Back in 1901, the King of Sweden gave Wilhelm Röntgen the inaugural Nobel Prize in Physics for the discovery of a mysterious new type of radiation.
As the Vikki Academy video above explains, at the end of the 19th century, society's obsession with magic had been replaced by all things electric and magnetic.
One of the most intriguing new concepts at the time was the cathode ray, which formed beams of electrons in a vacuum that could be diverted by magnets.
Fascinated with these cool little beams of electricity, Röntgen decided to mess around with them further, and put a vacuum tube containing cathode rays in a sealed box and turned out the light to see what would happen.
To his surprise, some kind of energy was escaping his box and lighting up a fluorescent cardboard screen behind it. Turns out, he'd found a brand new type of radiation - one that could pass through objects.
Having no idea what these rays were at the time, he called them - you guessed it - X-rays.
Röntgen and his wife Anna then tested all kinds of materials with this mysterious radiation, before discovering that X-rays couldn't travel through every type of substance - they couldn't travel through bone, for example.
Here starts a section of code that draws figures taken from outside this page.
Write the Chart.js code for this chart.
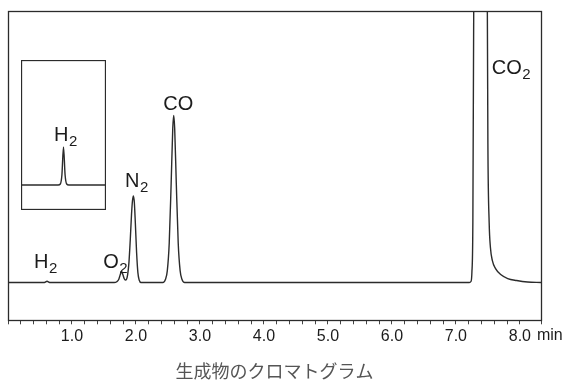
<!DOCTYPE html>
<html lang="ja">
<head>
<meta charset="utf-8">
<title>生成物のクロマトグラム</title>
<script src="https://cdn.jsdelivr.net/npm/chart.js@4.4.1/dist/chart.umd.min.js"></script>
<style>
  html, body { margin: 0; padding: 0; background: #fff; }
  #wrap { position: relative; width: 567px; height: 380px; }
  #main { position: absolute; left: 0; top: 0; }
  #inset { position: absolute; left: 21px; top: 60px; background: #fff; }
</style>
</head>
<body>
<div id="wrap">
  <canvas id="main" width="567" height="380"></canvas>
  <canvas id="inset" width="85" height="150"></canvas>
</div>
<script>
// --- trace data (retention time in min, detector signal) ---
const retention = [0.00, 0.57, 0.61, 0.65,
  1.66, 1.70, 1.73, 1.755, 1.775, 1.795, 1.815, 1.835,
  1.85, 1.87, 1.89, 1.91, 1.93, 1.945, 1.96, 1.975, 1.99, 2.01, 2.03, 2.05, 2.08,
  2.42, 2.46, 2.49, 2.52, 2.55, 2.575, 2.59, 2.605, 2.63, 2.66, 2.69, 2.72, 2.76,
  7.21, 7.235, 7.25, 7.265, 7.28, 7.38, 7.49, 7.50, 7.52, 7.54, 7.57, 7.62, 7.70, 7.81, 7.95, 8.12, 8.33];
const signal = [0, 0, 1.2, 0,
  0, 0.8, 3, 8, 11, 8, 4, 2.5,
  3, 8, 20, 42, 68, 82, 87, 80, 60, 30, 10, 2.5, 0,
  0, 3, 12, 40, 100, 155, 168, 155, 100, 40, 12, 3, 0,
  0, 1, 10, 60, 300, 2500, 300, 140, 60, 35, 22, 14, 8, 4, 2, 0.5, 0];

// zoomed H2 region
const insetRetention = [0.20, 0.55, 0.57, 0.585, 0.60, 0.615, 0.63, 0.65, 1.00];
const insetSignal = [0, 0, 1, 10, 38, 10, 1, 0, 0];

const tickLabels = ['1.0', '2.0', '3.0', '4.0', '5.0', '6.0', '7.0', '8.0'];
const axisUnit = 'min';

// peak names: [main, subscript, label x (min), label y (signal)]
const peakNames = [
  ['H', '2', 0.407, 15],
  ['O', '2', 1.487, 15],
  ['N', '2', 1.83, 96],
  ['CO', '', 2.426, 173],
  ['CO', '2', 7.56, 210]
];
const insetName = ['H', '2', 0.51, 44];

const FONT = "'Liberation Sans', Arial, Helvetica, sans-serif";
const INK = '#1c1c1c';
const LINE = '#2b2b2b';

function toPoints(xs, ys){ return xs.map((x,i)=>({x, y: ys[i]})); }

function drawName(ctx, scales, [main, sub, t, v], size){
  const x = scales.x.getPixelForValue(t), y = scales.y.getPixelForValue(v);
  ctx.save();
  ctx.fillStyle = INK; ctx.textAlign = 'left'; ctx.textBaseline = 'alphabetic';
  ctx.font = size + 'px ' + FONT;
  ctx.fillText(main, x, y);
  if(sub){
    const w = ctx.measureText(main).width;
    ctx.font = Math.round(size*0.74) + 'px ' + FONT;
    ctx.fillText(sub, x + w + 0.5, y + 5);
  }
  ctx.restore();
}

// frame, peak names and the axis unit
const mainDecor = {
  id: 'mainDecor',
  afterDraw(chart){
    const {ctx, chartArea: a, scales} = chart;
    ctx.save();
    ctx.strokeStyle = LINE; ctx.lineWidth = 1.3;
    ctx.strokeRect(Math.round(a.left)+0.5, Math.round(a.top)+0.5, Math.round(a.right-a.left), Math.round(a.bottom-a.top));
    ctx.restore();
    peakNames.forEach(p=>drawName(ctx, scales, p, 20));
    ctx.save();
    ctx.fillStyle = INK; ctx.font = '16px ' + FONT; ctx.textAlign = 'left'; ctx.textBaseline = 'middle';
    ctx.fillText(axisUnit, scales.x.getPixelForValue(8) + 17, a.bottom + 15);
    ctx.restore();
  }
};

new Chart(document.getElementById('main'), {
  type: 'line',
  data: { datasets: [{
    data: toPoints(retention, signal),
    borderColor: LINE, borderWidth: 1.4, pointRadius: 0,
    cubicInterpolationMode: 'monotone', fill: false
  }]},
  options: {
    responsive: false, animation: false,
    layout: { padding: { left: 8, right: 26, top: 11, bottom: 0 } },
    plugins: {
      legend: { display: false }, tooltip: { enabled: false },
      title: {
        display: true, position: 'bottom', text: '生成物のクロマトグラム',
        color: '#555', font: { family: "'Noto Sans CJK JP', sans-serif", size: 18, weight: 'normal', lineHeight: 1 },
        padding: { top: 12.5, bottom: 0 }
      }
    },
    scales: {
      x: {
        type: 'linear', min: 0, max: 8.33,
        border: { display: false },
        grid: { drawOnChartArea: false, drawTicks: true, tickLength: 4, color: '#444', tickColor: '#444' },
        ticks: {
          stepSize: 0.2, autoSkip: false, maxRotation: 0, padding: 3,
          color: INK, font: { family: FONT, size: 16 },
          callback: v => {
            const r = Math.round(v);
            return (Math.abs(v - r) < 1e-6 && r >= 1) ? tickLabels[r-1] : '';
          }
        }
      },
      y: { display: false, min: -38, max: 273 }
    }
  },
  plugins: [mainDecor]
});

const insetDecor = {
  id: 'insetDecor',
  afterDraw(chart){
    const {ctx, width, height, scales} = chart;
    ctx.save();
    ctx.strokeStyle = LINE; ctx.lineWidth = 1.3;
    ctx.strokeRect(0.5, 0.5, width-1, height-1);
    ctx.restore();
    drawName(ctx, scales, insetName, 20);
  }
};

new Chart(document.getElementById('inset'), {
  type: 'line',
  data: { datasets: [{
    data: toPoints(insetRetention, insetSignal),
    borderColor: LINE, borderWidth: 1.4, pointRadius: 0,
    cubicInterpolationMode: 'monotone', fill: false
  }]},
  options: {
    responsive: false, animation: false,
    layout: { padding: 0 },
    plugins: { legend: { display: false }, tooltip: { enabled: false } },
    scales: {
      x: { type: 'linear', display: false, min: 0.2, max: 1.0 },
      y: { display: false, min: -25, max: 125 }
    }
  },
  plugins: [insetDecor]
});
</script>
</body>
</html>
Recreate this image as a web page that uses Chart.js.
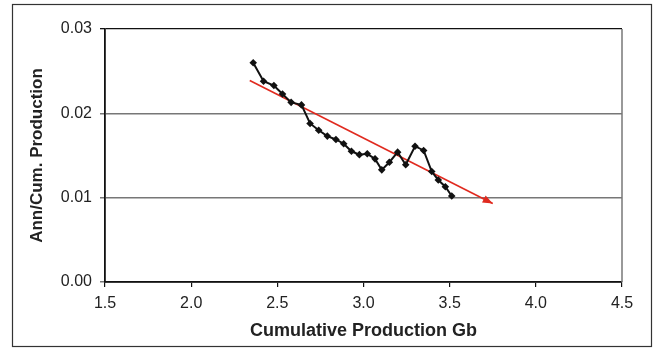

But why? And how did X-rays result from Röntgen's cathode ray experiment anyway?
Cathode rays are high-energy beams of electrons trapped inside a glass-sealed vacuum - and when the electrons hit that glass, they excite the atoms, causing them to release particles of light, known as photons.
Röntgen didn't know it at the time, but photons come in different wavelengths, which reflect their energy. Blue photons, for example, are nearly twice as energetic as red photons.
But if you increase the voltage of the cathode ray enough, the electrons will hit the glass with so much energy that they release even more energetic photons: X-rays.
You're probably pretty familiar with how we use X-rays in medicine today, but since their discovery back in 1895, X-rays have also been used to discover the double helix of DNA, and figure out the structure of crystals.
Check out the video above to find out more about how Röntgen's experiment changed the world back in 1895, and to see just how cool X-rays really are.
You've got to admit, you have to respect someone who's brave enough to mess with the strange glowing light they see leaking out of a cardboard box. Nobel = well deserved.